There must be a consensus to alter the immutability of bitcoin’s blockchain, as “no single entity is relied upon for maintaining the ledger and no single individual can alter the record on it without the consent of a majority of network members,” writes Saifedean Ammous in his 2018 book “The Bitcoin Standard: The Decentralized Alternative to Central Banking.” The only thing Mr Nakamoto could possibly do now is to use the 1 million bitcoin believed to still be in his possession as he pleases.

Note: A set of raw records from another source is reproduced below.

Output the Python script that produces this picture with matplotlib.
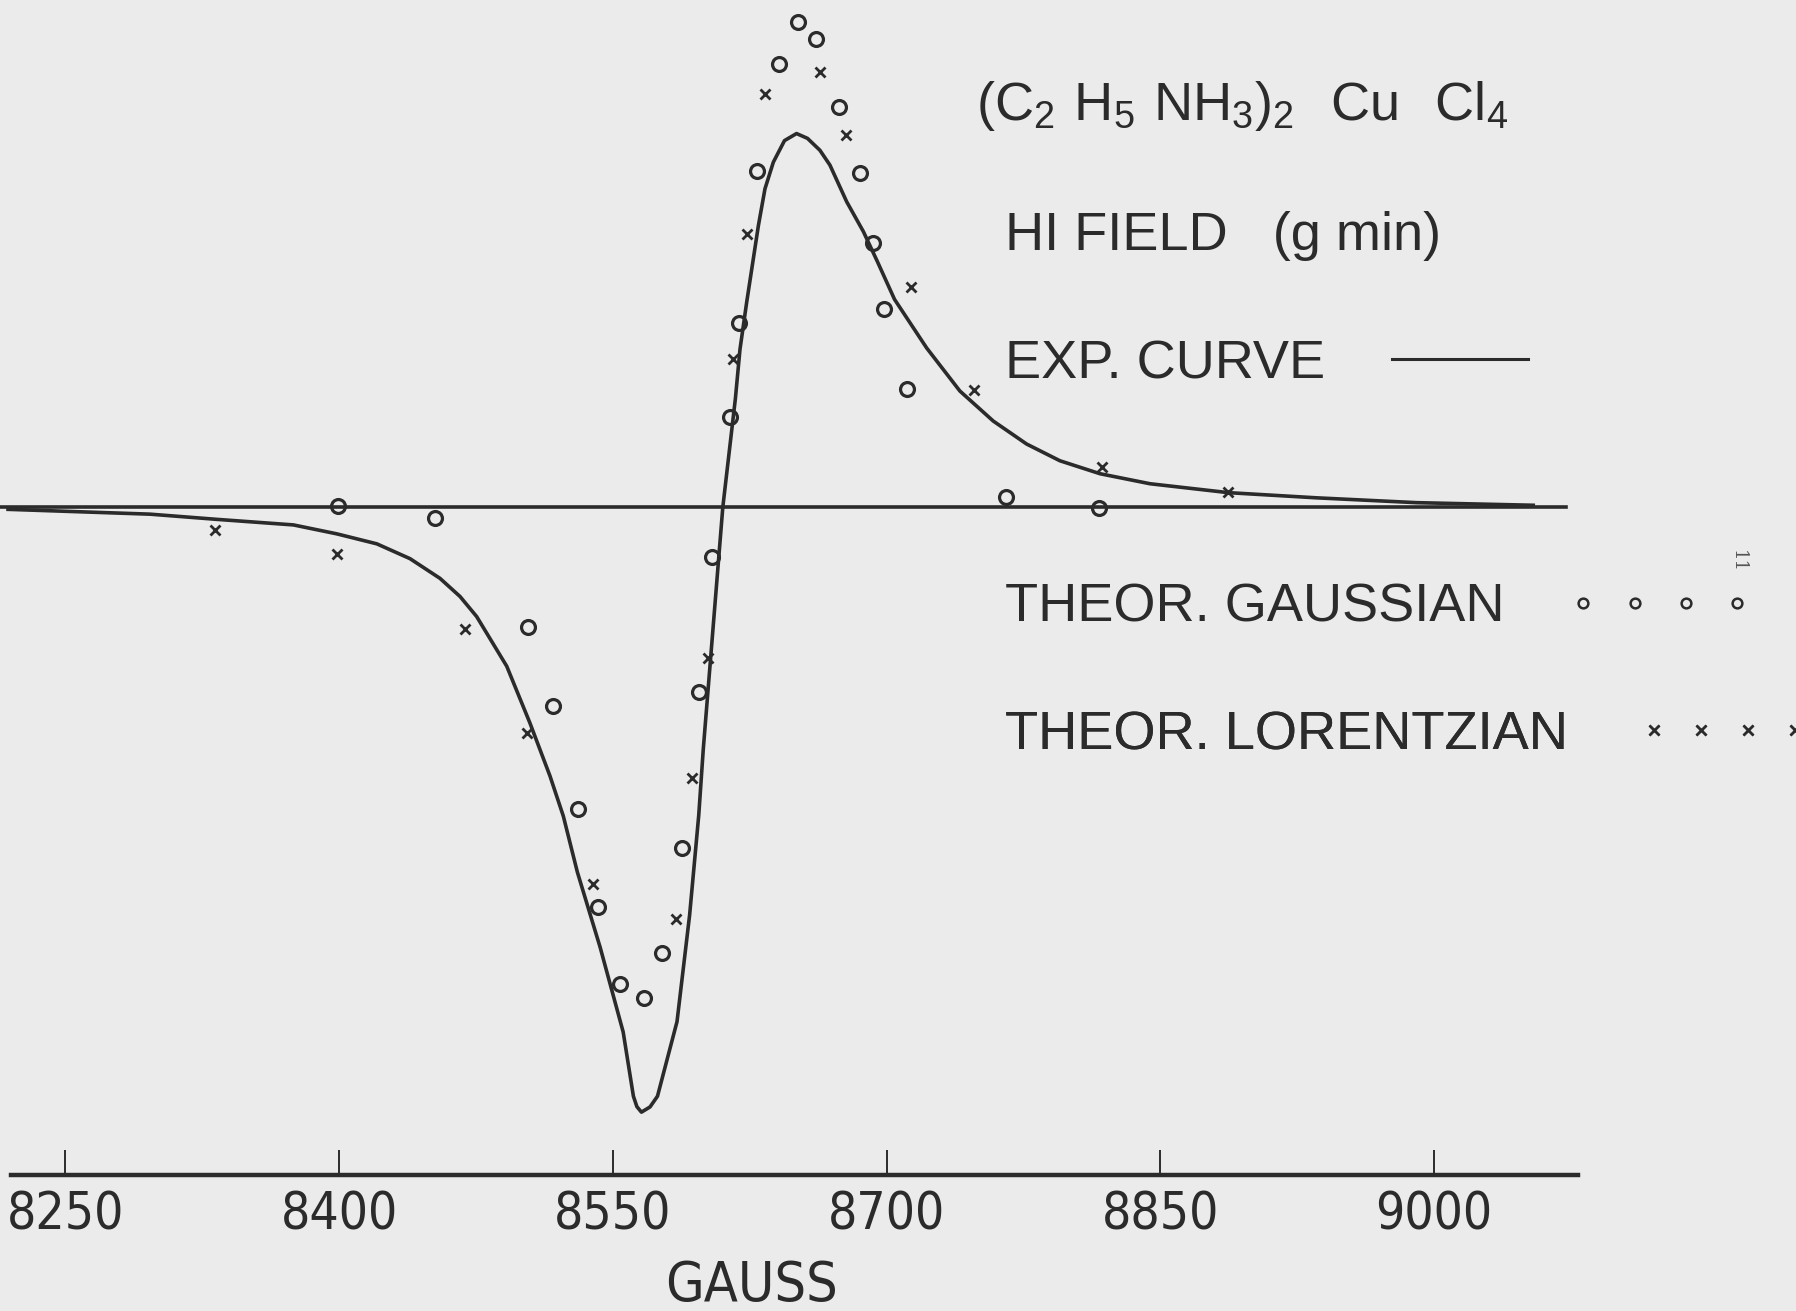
import matplotlib
matplotlib.use("Agg")
import matplotlib.pyplot as plt
from matplotlib.lines import Line2D
from matplotlib.font_manager import FontProperties

# experimental derivative curve (field in gauss, amplitude normalised to peak)
exp_gauss = [8218.6, 8296.4, 8333.0, 8375.0, 8398.7, 8420.7, 8438.9, 8455.3, 8466.3,
             8475.4, 8491.9, 8504.6, 8515.6, 8522.9, 8530.6, 8543.1, 8555.7, 8561.3,
             8563.2, 8565.7, 8570.4, 8574.5, 8585.2, 8592.1, 8597.1, 8599.6, 8610.3,
             8617.2, 8619.7, 8623.4, 8629.8, 8633.4, 8638.0, 8644.1, 8650.7, 8656.7,
             8663.5, 8669.0, 8678.2, 8687.3, 8695.0, 8704.4, 8722.0, 8740.2, 8758.5,
             8776.8, 8795.0, 8817.0, 8844.4, 8887.3, 8935.8, 8990.5, 9054.4]
exp_amp = [-0.006, -0.019, -0.033, -0.048, -0.072, -0.099, -0.139, -0.192, -0.241,
           -0.295, -0.429, -0.582, -0.725, -0.833, -0.984, -1.187, -1.415, -1.588,
           -1.616, -1.631, -1.617, -1.588, -1.387, -1.100, -0.831, -0.652, 0.000,
           0.293, 0.425, 0.553, 0.759, 0.858, 0.930, 0.988, 1.007, 0.994,
           0.962, 0.922, 0.823, 0.743, 0.662, 0.560, 0.429, 0.313, 0.232,
           0.170, 0.125, 0.090, 0.063, 0.039, 0.025, 0.012, 0.005]

# theoretical gaussian points
gau_gauss = [8399.4, 8452.7, 8503.6, 8517.4, 8531.2, 8541.8, 8553.8, 8567.0, 8577.0,
             8587.7, 8597.1, 8604.6, 8614.0, 8619.0, 8629.1, 8641.0, 8651.7, 8661.1,
             8673.7, 8685.6, 8692.5, 8698.8, 8711.3, 8765.3, 8816.7]
gau_amp = [0.004, -0.029, -0.324, -0.537, -0.814, -1.079, -1.286, -1.323, -1.202,
           -0.918, -0.498, -0.134, 0.243, 0.496, 0.907, 1.194, 1.309, 1.263,
           1.078, 0.902, 0.711, 0.535, 0.319, 0.027, -0.002]

# theoretical lorentzian points
lor_gauss = [8332.2, 8398.7, 8469.0, 8502.9, 8539.3, 8584.5, 8593.3, 8602.1, 8615.9,
             8623.4, 8633.5, 8663.6, 8678.0, 8713.2, 8747.7, 8818.0, 8887.0]
lor_amp = [-0.062, -0.126, -0.328, -0.608, -1.015, -1.109, -0.729, -0.408, 0.398,
           0.737, 1.114, 1.173, 1.004, 0.594, 0.317, 0.109, 0.042]

tick_gauss = [8250, 8400, 8550, 8700, 8850, 9000]

ink = "#2b2b2b"
paper = "#ebebeb"
plain = ["Liberation Sans", "DejaVu Sans"]
cond = FontProperties(family="DejaVu Sans", stretch="condensed", size=37)
cond_label = FontProperties(family="DejaVu Sans", stretch="condensed", size=40)

fig = plt.figure(figsize=(17.96, 13.11), dpi=100, facecolor=paper)
ax = fig.add_axes([0, 0, 1, 1], facecolor=paper)

ax.axhline(0, xmin=0, xmax=0.872, color=ink, lw=2.6)
ax.plot(exp_gauss, exp_amp, color=ink, lw=2.6, solid_joinstyle="round")
ax.plot(gau_gauss, gau_amp, ls="none", marker="o", ms=10, mfc="none", mec=ink, mew=2.3)
ax.plot(lor_gauss, lor_amp, ls="none", marker="x", ms=7, mec=ink, mew=2.0)

ax.set_xlim(8214.2, 9198.4)
ax.set_ylim(-2.167, 1.367)

for s in ["top", "right", "left"]:
    ax.spines[s].set_visible(False)
ax.spines["bottom"].set_position(("data", -1.80))
ax.spines["bottom"].set_bounds(8220, 9079)
ax.spines["bottom"].set_linewidth(3.2)
ax.spines["bottom"].set_color(ink)
ax.set_yticks([])
ax.set_xticks(tick_gauss)
ax.set_xticklabels([str(t) for t in tick_gauss])
ax.tick_params(axis="x", direction="in", length=18, width=1.4, pad=11,
               color=ink, labelcolor=ink)
for lab in ax.get_xticklabels():
    lab.set_fontproperties(cond)

ax.set_xlabel("GAUSS", fontproperties=cond_label, color=ink)
ax.xaxis.set_label_coords(656 / 1568, 1 - 1100 / 1145)

# title block
ax.text(852 / 1568, 1 - 105 / 1145,
        r"$\mathregular{(C_2\ H_5\ NH_3)_2\ \ Cu\ \ Cl_4}$",
        transform=ax.transAxes, fontsize=39, color=ink, va="baseline", family=plain)
ax.text(877 / 1568, 1 - 218 / 1145, "HI FIELD   (g min)", transform=ax.transAxes,
        fontsize=39, color=ink, va="baseline", family=plain)

# legend rows
prop = FontProperties(family=plain, size=39)
rows = [
    (Line2D([], [], color=ink, lw=2.2), "EXP. CURVE", 318, 3.1, 0.95),
    (Line2D([], [], ls="none", marker="o", ms=7, mfc="none", mec=ink, mew=1.8),
     "THEOR. GAUSSIAN", 531, 3.45, 1.16),
    (Line2D([], [], ls="none", marker="x", ms=7, mec=ink, mew=1.8),
     "THEOR. LORENTZIAN", 642, 3.2, 1.3),
]
for handle, label, ypix, hlen, hpad in rows:
    leg = ax.legend([handle], [label], loc="center left",
                    bbox_to_anchor=(877 / 1568, 1 - ypix / 1145), frameon=False,
                    borderpad=0, borderaxespad=0, markerfirst=False, numpoints=4,
                    handlelength=hlen, handletextpad=hpad, prop=prop, labelcolor=ink)
    ax.add_artist(leg)

ax.text(1517 / 1568, 1 - 490 / 1145, "11", transform=ax.transAxes, rotation=-90,
        fontsize=13, color="#555555", family="DejaVu Serif", ha="center", va="center")

fig.savefig("out.png", dpi=100, facecolor=paper)
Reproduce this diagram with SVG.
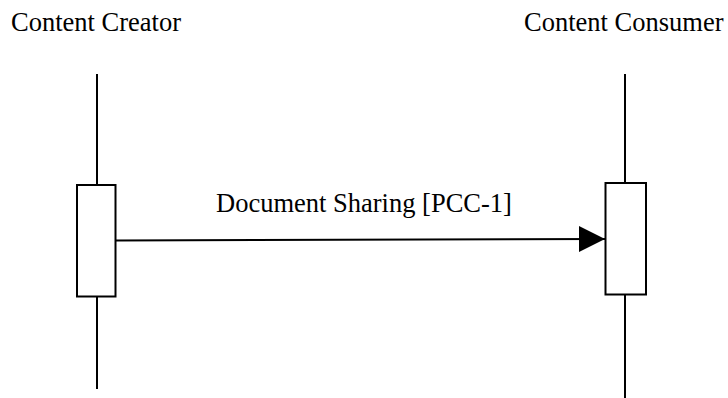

My advocacy in the Nigerian case remains that cryptocurrencies be regulated. To my mind, the Central Bank of Nigeria (CBN) robs itself of the power to monitor a burgeoning sector of the monetary system when it directs banks to block crypto transactions. Besides, the ban has reportedly been ineffective, which could arguably be a good justification to reverse it. And why I share the same aversion to some of the funny-sounding cryptocurrencies that are arguably no more than ponzi schemes – being as I am only really just enthused by bitcoin, and maybe just a little bit curious about the potential of Ethereum’s ether – the best way to guard the public from being hapless victims is to force all such transactions to pass through the formal financial system, where the CBN will be able to effectively track them.
Take the case of dollarisation, which is rife in Nigeria at the moment, and has been for a while now in fact. Many private contractors, luxury hotels, high-end retailers, real estate agents, and so on, quote prices in US dollars without fear of prosecution. Even political party delegates will only accept hard currency for their “national service” nowadays, it seems (pun intended). Being as the American dollar is not legal tender in Nigeria, will the CBN prohibit banks from facilitating such dollar transactions too? Surely not.
The CBN should not continue to look on as shadow entities act like cartels over Person-to-Person (P2P) crypto transactions that ironically still rely on the banking system. In May 2022, the Securities and Exchange Commission (SEC) did the appropriate thing by announcing robust “New Rules on Issuance, Offering Platforms and Custody of Digital Assets”. The CBN should do likewise.